Cada paso sobre el asfalto, cada plaza que cruzamos, forma parte de una geografía del poder cuidadosamente diseñada para moldear nuestros comportamientos, dirigir nuestros movimientos y, si es necesario, contener nuestras rebeldías. La ciudad no es solo el escenario de nuestra vida cotidiana, es, ante todo, una herramienta de control social que opera de forma tan sutil que rara vez notamos su presencia.
Michel Foucault explicó que el poder no solo se impone desde arriba, sino que también se infiltra en la organización misma del espacio, creando dispositivos de disciplinamiento. Las calles, los parques, los semáforos, no son neutros, son, más bien, dispositivos y estrategias que controlan flujos humanos, establecen jerarquías y permiten vigilancia constante. Henri Lefebvre, al hablar del derecho a la ciudad, decía cómo las élites políticas y económicas se apropian del espacio urbano para imponer sus lógicas y desplazar a quienes lo habitan.

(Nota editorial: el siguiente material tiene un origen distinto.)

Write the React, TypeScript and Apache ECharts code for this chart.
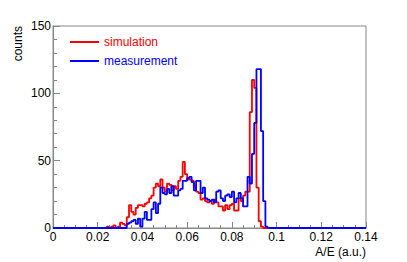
import React, { useEffect, useRef } from "react";
import * as echarts from "echarts";

// x-axis tick labels (A/E, a.u.)
const xTicks = [0, 0.02, 0.04, 0.06, 0.08, 0.1, 0.12, 0.14];
const yTicks = [0, 50, 100, 150];

// histogram binning: 140 bins of width 0.001 from 0 to 0.14
const binWidth = 0.001;
const nBins = 140;

// simulation counts, starting at bin 24 (A/E = 0.024)
const simulationStart = 24;
const simulation = [
  1, 0, 1, 2, 0, 1, 4, 3, 2, 8,
  17, 12, 10, 15, 17, 17, 16, 18, 19, 22,
  24, 30, 33, 31, 36, 30, 27, 33, 32, 28,
  31, 29, 35, 38, 49, 40, 36, 36, 35, 31,
  27, 26, 21, 22, 20, 19, 20, 18, 21, 19,
  16, 16, 13, 17, 14, 17, 18, 13, 13, 22,
  20, 24, 27, 27, 86, 110, 104, 30, 5, 1,
];

// measurement counts, starting at bin 33 (A/E = 0.033)
const measurementStart = 33;
const measurement = [
  3, 4, 5, 6, 3, 7, 1, 7, 12, 6,
  6, 14, 19, 11, 18, 30, 26, 25, 29, 26,
  31, 24, 24, 28, 29, 35, 35, 37, 38, 34,
  28, 35, 35, 26, 30, 22, 21, 20, 21, 19,
  27, 28, 22, 20, 24, 25, 23, 27, 19, 22,
  26, 22, 16, 16, 38, 33, 55, 78, 118, 118,
  72, 20, 1,
];

const FONT = "'Liberation Sans', Arial, Helvetica, sans-serif";

function toSteps(start: number, values: number[]): number[][] {
  const out: number[][] = [];
  for (let i = 0; i < nBins; i++) {
    const k = i - start;
    const v = k >= 0 && k < values.length ? values[k] : 0;
    out.push([+(i * binWidth).toFixed(4), v]);
  }
  out.push([+(nBins * binWidth).toFixed(4), 0]);
  return out;
}

export default function App() {
  const ref = useRef<HTMLDivElement>(null);
  useEffect(() => {
    if (!ref.current) return;
    const chart = echarts.init(ref.current, undefined, { renderer: "svg" });
    const axisColor = "#888";
    chart.setOption({
      animation: false,
      backgroundColor: "#fff",
      grid: {
        left: 53,
        right: 41,
        top: 26,
        bottom: 34,
        show: true,
        borderColor: axisColor,
        borderWidth: 1,
        backgroundColor: "transparent",
      },
      legend: {
        orient: "vertical",
        left: 70,
        top: 36,
        padding: 0,
        itemWidth: 29,
        itemHeight: 2,
        itemGap: 7,
        icon: "rect",
        textStyle: { fontSize: 12, fontFamily: FONT },
        data: [
          { name: "simulation", textStyle: { color: "#ff0000" } },
          { name: "measurement", textStyle: { color: "#0000ff" } },
        ],
      },
      xAxis: {
        type: "value",
        min: xTicks[0],
        max: xTicks[xTicks.length - 1],
        interval: 0.02,
        axisLine: { show: true, onZero: false, lineStyle: { color: axisColor, width: 1 } },
        axisTick: { show: true, inside: true, length: 6, lineStyle: { color: axisColor } },
        minorTick: { show: true, splitNumber: 4, length: 3, lineStyle: { color: axisColor } },
        splitLine: { show: false },
        axisLabel: {
          margin: 3,
          color: "#000",
          fontSize: 12,
          lineHeight: 12,
          fontFamily: FONT,
          formatter: (v: number) => String(+v.toFixed(2)),
        },
      },
      yAxis: {
        type: "value",
        min: yTicks[0],
        max: yTicks[yTicks.length - 1],
        interval: 50,
        axisLine: { show: true, lineStyle: { color: axisColor, width: 1 } },
        axisTick: { show: true, inside: true, length: 7, lineStyle: { color: axisColor } },
        minorTick: { show: true, splitNumber: 5, length: 4, lineStyle: { color: axisColor } },
        splitLine: { show: false },
        axisLabel: {
          margin: 2,
          color: "#000",
          fontSize: 12,
          fontFamily: FONT,
        },
      },
      graphic: [
        {
          type: "text",
          x: 18,
          y: 26,
          rotation: Math.PI / 2,
          style: {
            text: "counts",
            fontSize: 12,
            fontFamily: FONT,
            fill: "#000",
            textAlign: "right",
            textVerticalAlign: "middle",
          },
        },
        {
          type: "text",
          x: 366,
          y: 252,
          style: {
            text: "A/E (a.u.)",
            fontSize: 12,
            lineHeight: 12,
            fontFamily: FONT,
            fill: "#000",
            textAlign: "right",
            textVerticalAlign: "middle",
          },
        },
      ],
      series: [
        {
          name: "simulation",
          type: "line",
          step: "end",
          showSymbol: false,
          symbol: "none",
          color: "#ff0000",
          lineStyle: { color: "#ff0000", width: 1.8 },
          data: toSteps(simulationStart, simulation),
        },
        {
          name: "measurement",
          type: "line",
          step: "end",
          showSymbol: false,
          symbol: "none",
          color: "#0000ff",
          lineStyle: { color: "#0000ff", width: 1.8 },
          data: toSteps(measurementStart, measurement),
        },
      ],
    });
    return () => chart.dispose();
  }, []);
  return (
    <div
      ref={ref}
      style={{ position: "fixed", left: 0, top: 0, width: 407, height: 262 }}
    />
  );
}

Un ejemplo historico de nuestro contexto es la Plaza de las Tres Culturas. El 2 de octubre de 1968, el diseño mismo de ese lugar, rodeado de edificios altos, con pocas salidas facilitó que el Estado encerrara y masacrara a los estudiantes. Las calles estrechas condujeron a los manifestantes hacia un punto sin escapatoria y la plaza funcionó como un anfiteatro del horror.
Esta lógica de control y vigilancia no desapareció, sino que se refinó. El Parque Rojo, en Guadalajara, es un caso reciente de cómo el espacio urbano puede ser manipulado para ejercer control. Por años fue un punto clave de encuentro ciudadano donde se encontraban ferias feministas, memoriales, protestas, expresiones culturales. Era territorio apropiado por la ciudadanía. En abril de 2025, el Ayuntamiento de Guadalajara clausuró el parque de forma repentina, argumentando una “remodelación urgente” para preparar el FIFA Fan Fest del Mundial 2026. Sin aviso previo, colocaron un cerco metálico y cerraron el acceso. Lo más grave fue que las obras comenzaron sin dictamen de intervención aprobado, mostrando que el control del espacio público puede operar incluso por fuera de los marcos legales.
Este cierre no fue un hecho aislado. David Harvey, geógrafo urbano, señala que la lucha por el espacio es una lucha de clases. Las élites no solo concentran riqueza, también deciden quién puede estar dónde y bajo qué condiciones. El urbanismo moderno (heredero de las reformas haussmanianas que cortaron los barrios obreros de París con amplias avenidas para facilitar el paso del ejército) responde a esa misma lógica de fragmentación y control.
Desde otra perspectiva, Jane Jacobs defendía un urbanismo vivo, diverso, vigilado por quienes lo habitan, no por cámaras ni policías. Sus ideas apuntaban a resistir la tendencia hacia ciudades planificadas para vigilar, aislar y contener.
En México, solo con observar el paisaje urbano podemos reconocer esta arquitectura del miedo. Las plazas públicas se sustituyen por centros comerciales y son espacios privados donde cualquier acto político puede ser reprimido o expulsado. Las calles cerradas, los fraccionamientos amurallados, los accesos restringidos se han convertido en la norma. Se fragmenta el tejido urbano para dificultar el encuentro, la organización, la solidaridad.
Cada camellón, cada barda, cada obra “de embellecimiento” encubre una lógica de control. La seguridad de las élites pesa más que el derecho ciudadano a habitar la ciudad libremente. Se construye así una urbe donde el orden se impone desde el diseño, y donde cualquier intento de apropiación colectiva puede ser desactivado con una remodelación, un cerco metálico o una reconfiguración del espacio.
Disputar el derecho a la ciudad no es un acto simbólico, sino también es una necesidad urgente. En cada parque cercado, en cada manifestación reprimida, en cada espacio que nos arrebatan bajo el pretexto de modernización, se juega mucho más que una remodelación urbana, sino que se juega nuestra posibilidad de encuentro, de expresión, de libertad.